A recent study in the Journal of Nutrition Education and Behavior
calls for modernized public health strategies as online grocery shopping, digital marketing, and artificial intelligence increasingly shape how Americans access and purchase food
March 5, 2026 – A
research report in the
Journal of Nutrition Education and Behavior (JNEB), published by Elsevier, examined how the rapid digitalization of the retail food environment is reshaping food access in the United States and highlights implications for public health nutrition research, practice, and policy. The authors describe how online grocery platforms, mobile food delivery applications, artificial intelligence (AI), and digital marketing are transforming the way consumers encounter and purchase food.
The report outlines both opportunities and risks associated with this digital transformation. Expanded online grocery access, including nationwide availability of Supplemental Nutrition Assistance Program (SNAP) online purchasing, has the potential to increase convenience, particularly for rural communities and households with limited mobility. Digital tools may also support navigating the built environment, meal planning, improving access to nutrition information while shopping, and creating opportunities for personalized health promotion strategies.

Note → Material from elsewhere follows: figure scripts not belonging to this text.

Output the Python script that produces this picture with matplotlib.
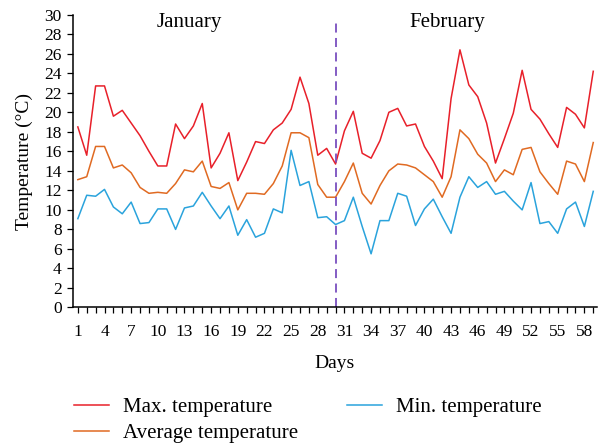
import matplotlib
matplotlib.use("Agg")
import matplotlib.pyplot as plt
import numpy as np

plt.rcParams['font.family'] = ['Liberation Serif', 'DejaVu Serif']

# daily temperatures, January 1 -> February 28
days = np.arange(1, 60)
t_max = [18.5, 15.6, 22.7, 22.7, 19.6, 20.2, 18.9, 17.6, 16.0, 14.5,
         14.5, 18.8, 17.3, 18.6, 20.9, 14.3, 15.8, 17.9, 13.0, 14.9,
         17.0, 16.8, 18.2, 18.9, 20.3, 23.6, 20.9, 15.6, 16.3, 14.7,
         18.1, 20.1, 15.8, 15.3, 17.1, 20.0, 20.4, 18.6, 18.8, 16.5,
         15.0, 13.2, 21.4, 26.4, 22.8, 21.6, 18.9, 14.8, 17.3, 19.9,
         24.3, 20.3, 19.3, 17.8, 16.4, 20.5, 19.8, 18.4, 24.2]
t_avg = [13.1, 13.4, 16.5, 16.5, 14.3, 14.6, 13.8, 12.3, 11.7, 11.8,
         11.7, 12.7, 14.1, 13.9, 15.0, 12.4, 12.2, 12.8, 10.0, 11.7,
         11.7, 11.6, 12.7, 14.5, 17.9, 17.9, 17.4, 12.6, 11.3, 11.3,
         12.9, 14.8, 11.7, 10.6, 12.5, 14.0, 14.7, 14.6, 14.3, 13.6,
         12.9, 11.3, 13.4, 18.2, 17.3, 15.7, 14.8, 12.9, 14.1, 13.6,
         16.2, 16.4, 13.9, 12.7, 11.6, 15.0, 14.7, 12.9, 16.9]
t_min = [9.1, 11.5, 11.4, 12.1, 10.3, 9.6, 10.8, 8.6, 8.7, 10.1,
         10.1, 8.0, 10.2, 10.4, 11.8, 10.4, 9.1, 10.4, 7.4, 9.0,
         7.2, 7.6, 10.1, 9.7, 16.1, 12.5, 12.9, 9.2, 9.3, 8.5,
         8.9, 11.3, 8.3, 5.5, 8.9, 8.9, 11.7, 11.4, 8.4, 10.1,
         11.1, 9.3, 7.6, 11.3, 13.4, 12.3, 12.9, 11.6, 11.9, 10.9,
         10.0, 12.8, 8.6, 8.8, 7.6, 10.1, 10.8, 8.3, 11.9]

month_split = 30
month_names = ["January", "February"]

fig = plt.figure(figsize=(5.98, 4.45), dpi=100)
ax = fig.add_axes([0.122, 0.309, 0.876, 0.658])

l1, = ax.plot(days, t_max, color='#e8202a', lw=1.1, label='Max. temperature')
l3, = ax.plot(days, t_min, color='#2aa3dc', lw=1.1, label='Min. temperature')
l2, = ax.plot(days, t_avg, color='#e06a22', lw=1.1, label='Average temperature')

# boundary between the two months
ax.plot([month_split, month_split], [0, 29.1], color='#7a4fbf', lw=1.3,
        ls=(0, (5, 3)))

ax.text(13.5, 29.2, month_names[0], ha='center', va='center', fontsize=15)
ax.text(42.6, 29.2, month_names[1], ha='center', va='center', fontsize=15)

ax.set_xlim(0.45, 59.4)
ax.set_ylim(0, 30)
ax.set_xticks(days, minor=True)
ax.set_xticks(np.arange(1, 60, 3))
ax.set_yticks(np.arange(0, 31, 2))
ax.tick_params(axis='x', which='both', length=4, width=0.9, direction='out',
               labelsize=12.5, pad=8)
ax.tick_params(axis='y', length=4, width=0.9, direction='out', labelsize=12.5,
               pad=4)
ax.spines['top'].set_visible(False)
ax.spines['right'].set_visible(False)
ax.spines['left'].set_linewidth(1.1)
ax.spines['bottom'].set_linewidth(1.1)

ax.set_xlabel('Days', fontsize=14, labelpad=11)
ax.set_ylabel('Temperature (°C)', fontsize=14, labelpad=8)

fig.legend(handles=[l1, l2, l3], loc='upper left', bbox_to_anchor=(0.092, 0.148),
           ncol=2, frameon=False, fontsize=15, handlelength=1.68,
           handletextpad=0.67, columnspacing=2.35, labelspacing=0.3)

fig.savefig('out.png', dpi=100)
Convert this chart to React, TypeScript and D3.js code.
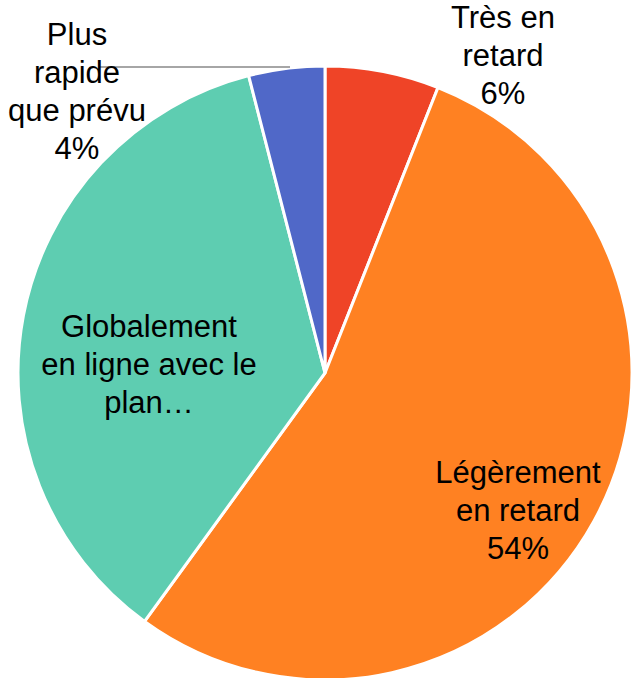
import React from "react";
import * as d3 from "d3";

const categories = ["Très en retard", "Légèrement en retard", "Globalement en ligne avec le plan", "Plus rapide que prévu"];
const values = [6, 54, 36, 4];
const colors = ["#EF4427", "#FF8122", "#5ECDB1", "#5068C8"];
const labelLines = [
  ["Très en", "retard", "6%"],
  ["Légèrement", "en retard", "54%"],
  ["Globalement", "en ligne avec le", "plan…"],
  ["Plus", "rapide", "que prévu", "4%"],
];
// label block centre (x) and first baseline (y), in px
const labelPos = [
  [503, 28],
  [518, 483],
  [149, 337],
  [77, 45],
];

export default function App() {
  const W = 633, H = 678;
  const cx = 325, cy = 373, r = 307;
  const pie = d3.pie<number>().sort(null).value((d) => d);
  const arcs = pie(values);
  const arc = d3.arc<d3.PieArcDatum<number>>().innerRadius(0).outerRadius(r);
  const lh = 38;
  return (
    <svg width={W} height={H} style={{ position: "absolute", left: 0, top: 0 }}>
      <g transform={`translate(${cx},${cy})`}>
        {arcs.map((a, i) => (
          <path key={i} d={arc(a) || ""} fill={colors[i]} stroke="#fff" strokeWidth={3} />
        ))}
      </g>
      <line x1={100} x2={290} y1={67} y2={67} stroke="#A6A6A6" strokeWidth={2} />
      {labelLines.map((lines, i) => (
        <text key={i} fontFamily="Liberation Sans, Arial, sans-serif" fontSize={31} fill="#000" textAnchor="middle">
          {lines.map((l, j) => (
            <tspan key={j} x={labelPos[i][0]} y={labelPos[i][1] + j * lh}>{l}</tspan>
          ))}
        </text>
      ))}
    </svg>
  );
}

At the same time, researchers note that digital retail platforms frequently promote less healthy products, including foods high in added sugars, sodium, and saturated fat. Algorithm-driven marketing and targeted promotions may influence purchasing behaviors by prioritizing certain products, encouraging impulse buying, and reinforcing past purchasing patterns. These practices raise important concerns about health equity, particularly for households with low incomes and marginalized populations who may be more vulnerable to digital marketing strategies.
The authors argue that traditional food access frameworks must evolve to reflect this increasingly digital landscape. They recommend modernizing definitions and measurement approaches to account for digital availability, accessibility, affordability, acceptability, and accommodation of food. The report also calls for the development of new assessment tools capable of evaluating online marketing practices, digital product placement, pricing strategies, and algorithmic influences.
“The retail food environment is increasingly digital, and this should change how we perceive, study, and measure food access,” says lead author Jared McGuirt, PhD, MPH, Associate Professor, Department of Nutrition and Public Health Sciences, at the University of Tennessee, Knoxville. “Digital interfaces now often shape what consumers see and understand about their food environment, what is promoted to them, what ends up in their shopping carts, and ultimately what they end up eating.”
These findings highlight opportunities for innovative interventions in-store and online, including digital nutrition labeling systems, healthy default shopping carts, online nudges, and consumer education strategies to build resilience against unhealthy digital marketing tactics. The authors also emphasize the need for policy and systems-level approaches to promote transparency, protect consumer data, and ensure that digital food environments support, rather than undermine, health equity.